Eventually the two would collaborate, with Marber writing a screenplay that made some substantial adjustments. The women in the play, originally English like the men, are now American. And the formerly melancholy ending is now something like uplifting, or at least hopeful.

But there still are plenty of powerful moments, including a critical scene in which Owen, under the impression he is corresponding via the Internet with a woman (it is actually Law), engages in dialogue so dirty it might scorch Eminem’s ears.

“I was disturbed when I read it, but not shocked,” says the 73-year-old Nichols. “It’s hard for me to imagine that there is anyone who hasn’t heard these words, unless they are born-again Christians who are forced to make an enormous effort to disconnect from what’s being said and done in this society. That’s not to stereotype anyone – only to say this sort of thing is pervasive. You turn on your computer, and it’s there.”

Still, he says, “I have no doubt this movie will make a lot of people uncomfortable. But I also believe it has the capability to make men and women start talking to each other in ways they haven’t, and that can only be good.

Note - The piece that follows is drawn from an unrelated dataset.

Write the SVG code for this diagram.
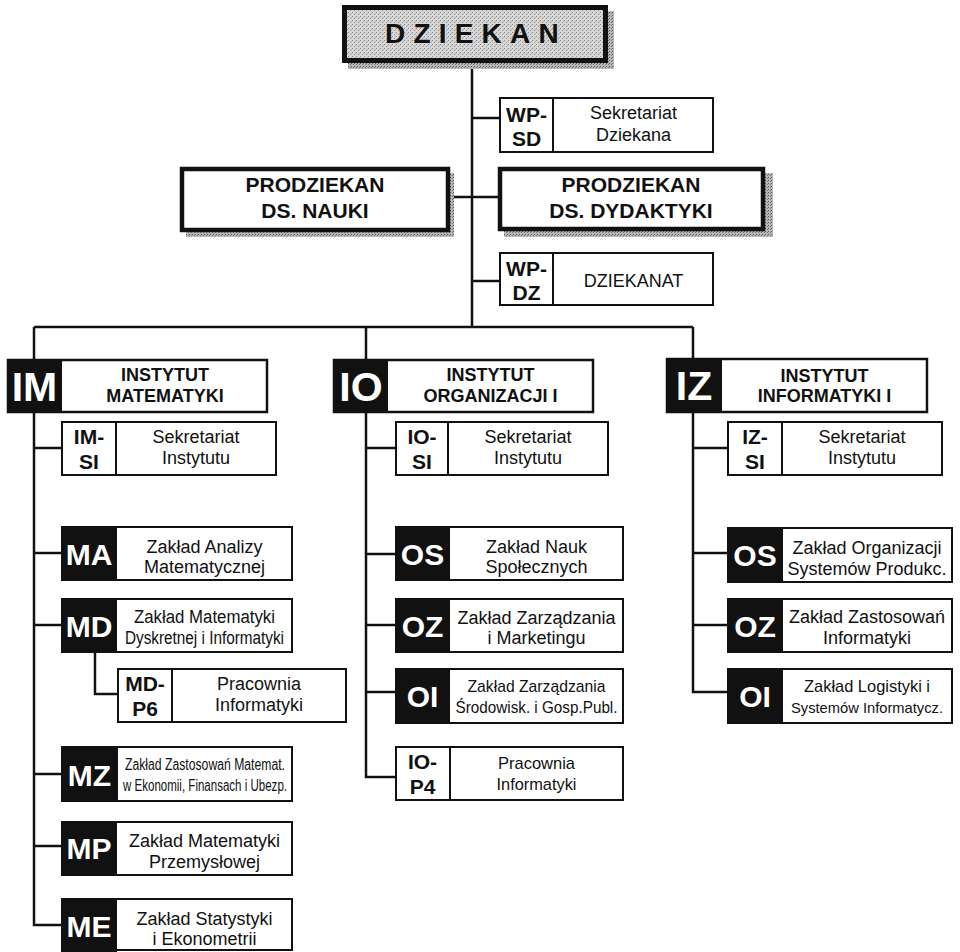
<svg xmlns="http://www.w3.org/2000/svg" width="960" height="952" viewBox="0 0 960 952">
<defs>
<pattern id="stip" width="4" height="4" patternUnits="userSpaceOnUse">
<rect width="4" height="4" fill="#d6d6d6"/>
<rect x="0" y="0" width="1" height="1" fill="#8c8c8c"/>
<rect x="2" y="2" width="1" height="1" fill="#9a9a9a"/>
<rect x="3" y="1" width="1" height="1" fill="#b0b0b0"/>
</pattern>
<pattern id="shad" width="3" height="3" patternUnits="userSpaceOnUse">
<rect width="3" height="3" fill="#b8b8b8"/>
<rect x="0" y="0" width="1" height="1" fill="#555"/>
<rect x="2" y="1" width="1" height="1" fill="#777"/>
</pattern>
</defs>
<style>
.bx{fill:#fff;stroke:#111;stroke-width:2}
.hd{fill:#fff;stroke:#111;stroke-width:2.5}
.pz{fill:#fff;stroke:#111;stroke-width:4.5}
.blk{fill:#111}
.sh{fill:url(#shad)}
.dv{stroke:#111;stroke-width:2}
.conn{stroke:#111;stroke-width:2.5;fill:none}
text{font-family:"Liberation Sans",Arial,Helvetica,sans-serif;fill:#111;text-anchor:middle}
.t{font-size:18px}
.s{font-size:17px}
.xs{font-size:16px}
.b{font-weight:bold}
.pre{font-size:21px;font-weight:bold}
.ph{font-size:21px;font-weight:bold}
.hdt{font-size:18px;font-weight:bold}
.big{font-size:30px;font-weight:bold;fill:#fff}
.ins{font-size:41px;font-weight:bold;fill:#fff}
</style>

<g id="connectors">
<path class="conn" d="M472 63 V327"/>
<path class="conn" d="M472 118 H500"/>
<path class="conn" d="M449 197 H498"/>
<path class="conn" d="M472 281 H500"/>
<path class="conn" d="M34 327 H693"/>
<path class="conn" d="M34 327 V925 H61"/>
<path class="conn" d="M34 448 H61"/>
<path class="conn" d="M34 553 H61"/>
<path class="conn" d="M34 625 H61"/>
<path class="conn" d="M34 774 H61"/>
<path class="conn" d="M34 846 H61"/>
<path class="conn" d="M95 652 V694 H117"/>
<path class="conn" d="M366 327 V777 H395"/>
<path class="conn" d="M366 448 H395"/>
<path class="conn" d="M366 554 H395"/>
<path class="conn" d="M366 625 H395"/>
<path class="conn" d="M366 692 H395"/>
<path class="conn" d="M693 327 V692 H727"/>
<path class="conn" d="M693 448 H727"/>
<path class="conn" d="M693 553 H727"/>
<path class="conn" d="M693 625 H727"/>
</g>

<g id="dziekan">
<rect x="348" y="11" width="266" height="58" class="sh"/>
<rect x="344.5" y="7.5" width="261" height="53" fill="url(#stip)" stroke="#111" stroke-width="5"/>
<text x="385" y="43" style="text-anchor:start;font-size:28px;font-weight:bold;letter-spacing:8.2px">DZIEKAN</text>
</g>

<g id="wp-sd">
<rect x="500" y="98" width="213" height="54" class="bx"/>
<line x1="553" y1="98" x2="553" y2="152" class="dv"/>
<text x="526.5" y="122" class="pre">WP-</text>
<text x="526.5" y="146" class="pre">SD</text>
<text x="633.5" y="119" class="t">Sekretariat</text>
<text x="633.5" y="141" class="t">Dziekana</text>
</g>

<g id="prodziekan-nauki">
<rect x="186" y="173" width="268" height="64" class="sh"/>
<rect x="182" y="169" width="266" height="61" class="pz"/>
<text x="315" y="192" class="ph">PRODZIEKAN</text>
<text x="315" y="218" class="ph">DS. NAUKI</text>
</g>

<g id="prodziekan-dydaktyki">
<rect x="504" y="173" width="269" height="64" class="sh"/>
<rect x="500" y="169" width="263" height="60" class="pz"/>
<text x="631" y="192" class="ph">PRODZIEKAN</text>
<text x="631" y="218" class="ph">DS. DYDAKTYKI</text>
</g>

<g id="wp-dz">
<rect x="500" y="253" width="213" height="52" class="bx"/>
<line x1="553" y1="253" x2="553" y2="305" class="dv"/>
<text x="526.5" y="276" class="pre">WP-</text>
<text x="526.5" y="300" class="pre">DZ</text>
<text x="633.5" y="287" class="t">DZIEKANAT</text>
</g>

<g id="im">
<rect x="8" y="360" width="259" height="52" class="hd"/>
<rect x="7" y="359" width="55" height="54" class="blk"/>
<text x="34.5" y="401" class="ins">IM</text>
<text x="165" y="381" class="hdt">INSTYTUT</text>
<text x="165" y="402" class="hdt">MATEMATYKI</text>
</g>

<g id="im-si">
<rect x="62" y="422" width="214" height="53" class="bx"/>
<line x1="116" y1="422" x2="116" y2="475" class="dv"/>
<text x="89" y="444" class="pre">IM-</text>
<text x="89" y="469" class="pre">SI</text>
<text x="196" y="443" class="t">Sekretariat</text>
<text x="196" y="464" class="t">Instytutu</text>
</g>

<g id="ma">
<rect x="62" y="527" width="230" height="53" class="bx"/>
<rect x="61" y="526" width="56" height="55" class="blk"/>
<text x="89" y="565" class="big">MA</text>
<text x="204.5" y="553" class="t">Zakład Analizy</text>
<text x="204.5" y="573" class="t">Matematycznej</text>
</g>

<g id="md">
<rect x="62" y="599" width="230" height="53" class="bx"/>
<rect x="61" y="598" width="56" height="55" class="blk"/>
<text x="89" y="637" class="big">MD</text>
<text x="204.5" y="623" class="t" textLength="141" lengthAdjust="spacingAndGlyphs">Zakład Matematyki</text>
<text x="204.5" y="644" class="t" textLength="159" lengthAdjust="spacingAndGlyphs">Dyskretnej i Informatyki</text>
</g>

<g id="md-p6">
<rect x="118" y="669" width="228" height="53" class="bx"/>
<line x1="172" y1="669" x2="172" y2="722" class="dv"/>
<text x="145" y="691" class="pre">MD-</text>
<text x="145" y="716" class="pre">P6</text>
<text x="259" y="690" class="t">Pracownia</text>
<text x="259" y="711" class="t">Informatyki</text>
</g>

<g id="mz">
<rect x="62" y="747" width="230" height="54" class="bx"/>
<rect x="61" y="746" width="57" height="56" class="blk"/>
<text x="89.5" y="786" class="big">MZ</text>
<text x="205" y="770" class="xs" textLength="160" lengthAdjust="spacingAndGlyphs">Zakład Zastosowań Matemat.</text>
<text x="205" y="791" class="xs" textLength="164" lengthAdjust="spacingAndGlyphs">w Ekonomii, Finansach i Ubezp.</text>
</g>

<g id="mp">
<rect x="62" y="822" width="230" height="53" class="bx"/>
<rect x="61" y="821" width="56" height="55" class="blk"/>
<text x="89" y="859" class="big">MP</text>
<text x="204.5" y="847" class="t">Zakład Matematyki</text>
<text x="204.5" y="868" class="t">Przemysłowej</text>
</g>

<g id="me">
<rect x="62" y="899" width="230" height="51" class="bx"/>
<rect x="61" y="898" width="56" height="54" class="blk"/>
<text x="89" y="937" class="big">ME</text>
<text x="204.5" y="925" class="t">Zakład Statystyki</text>
<text x="204.5" y="945" class="t">i Ekonometrii</text>
</g>

<g id="io">
<rect x="334" y="360" width="259" height="52" class="hd"/>
<rect x="333" y="359" width="55" height="54" class="blk"/>
<text x="361" y="401" class="ins">IO</text>
<text x="490.5" y="381" class="hdt">INSTYTUT</text>
<text x="490.5" y="402" class="hdt">ORGANIZACJI I</text>
</g>

<g id="io-si">
<rect x="396" y="422" width="212" height="53" class="bx"/>
<line x1="448" y1="422" x2="448" y2="475" class="dv"/>
<text x="422" y="444" class="pre">IO-</text>
<text x="422" y="469" class="pre">SI</text>
<text x="528" y="443" class="t">Sekretariat</text>
<text x="528" y="464" class="t">Instytutu</text>
</g>

<g id="io-os">
<rect x="396" y="527" width="227" height="53" class="bx"/>
<rect x="395" y="526" width="55" height="55" class="blk"/>
<text x="422.5" y="565" class="big">OS</text>
<text x="536.5" y="553" class="t">Zakład Nauk</text>
<text x="536.5" y="573" class="t">Społecznych</text>
</g>

<g id="io-oz">
<rect x="396" y="599" width="227" height="53" class="bx"/>
<rect x="395" y="598" width="55" height="55" class="blk"/>
<text x="422.5" y="637" class="big">OZ</text>
<text x="536.5" y="624" class="t">Zakład Zarządzania</text>
<text x="536.5" y="644" class="t">i Marketingu</text>
</g>

<g id="io-oi">
<rect x="396" y="669" width="227" height="54" class="bx"/>
<rect x="395" y="668" width="55" height="56" class="blk"/>
<text x="422.5" y="707" class="big">OI</text>
<text x="536.5" y="692" class="s" textLength="138" lengthAdjust="spacingAndGlyphs">Zakład Zarządzania</text>
<text x="536.5" y="713" class="s" textLength="162" lengthAdjust="spacingAndGlyphs">Środowisk. i Gosp.Publ.</text>
</g>

<g id="io-p4">
<rect x="396" y="747" width="227" height="53" class="bx"/>
<line x1="450" y1="747" x2="450" y2="800" class="dv"/>
<text x="422.5" y="769" class="pre">IO-</text>
<text x="422.5" y="794" class="pre">P4</text>
<text x="536.5" y="769" class="s" textLength="77" lengthAdjust="spacingAndGlyphs">Pracownia</text>
<text x="536.5" y="790" class="s" textLength="80" lengthAdjust="spacingAndGlyphs">Informatyki</text>
</g>

<g id="iz">
<rect x="667" y="359" width="260" height="53" class="hd"/>
<rect x="666" y="358" width="56" height="55" class="blk"/>
<text x="694" y="400" class="ins">IZ</text>
<text x="824.5" y="382" class="hdt">INSTYTUT</text>
<text x="824.5" y="402" class="hdt">INFORMATYKI I</text>
</g>

<g id="iz-si">
<rect x="728" y="422" width="214" height="53" class="bx"/>
<line x1="782" y1="422" x2="782" y2="475" class="dv"/>
<text x="755" y="444" class="pre">IZ-</text>
<text x="755" y="469" class="pre">SI</text>
<text x="862" y="443" class="t">Sekretariat</text>
<text x="862" y="464" class="t">Instytutu</text>
</g>

<g id="iz-os">
<rect x="728" y="528" width="224" height="54" class="bx"/>
<rect x="727" y="527" width="56" height="56" class="blk"/>
<text x="755" y="566" class="big">OS</text>
<text x="867" y="554" class="t">Zakład Organizacji</text>
<text x="867" y="575" class="t">Systemów Produkc.</text>
</g>

<g id="iz-oz">
<rect x="728" y="599" width="224" height="53" class="bx"/>
<rect x="727" y="598" width="56" height="55" class="blk"/>
<text x="755" y="637" class="big">OZ</text>
<text x="867" y="623" class="t">Zakład Zastosowań</text>
<text x="867" y="644" class="t">Informatyki</text>
</g>

<g id="iz-oi">
<rect x="728" y="669" width="224" height="54" class="bx"/>
<rect x="727" y="668" width="56" height="56" class="blk"/>
<text x="755" y="707" class="big">OI</text>
<text x="867" y="692" class="s" textLength="126" lengthAdjust="spacingAndGlyphs">Zakład Logistyki i</text>
<text x="867" y="713" style="font-size:15px" textLength="152" lengthAdjust="spacingAndGlyphs">Systemów Informatycz.</text>
</g>
</svg>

“I was remembering the other day something about when Elaine (May, one half of the pioneering comedy team Nichols and May) and I first hooked up and started writing together, and how Elaine, being the person she is, would regularly say something to me that made me reconsider everything I thought was true about the world and relationships.

“I’d say, ‘Is this how women actually think?’ And Elaine would say, ‘Of course, do you never listen?’ I know I tried to after that.”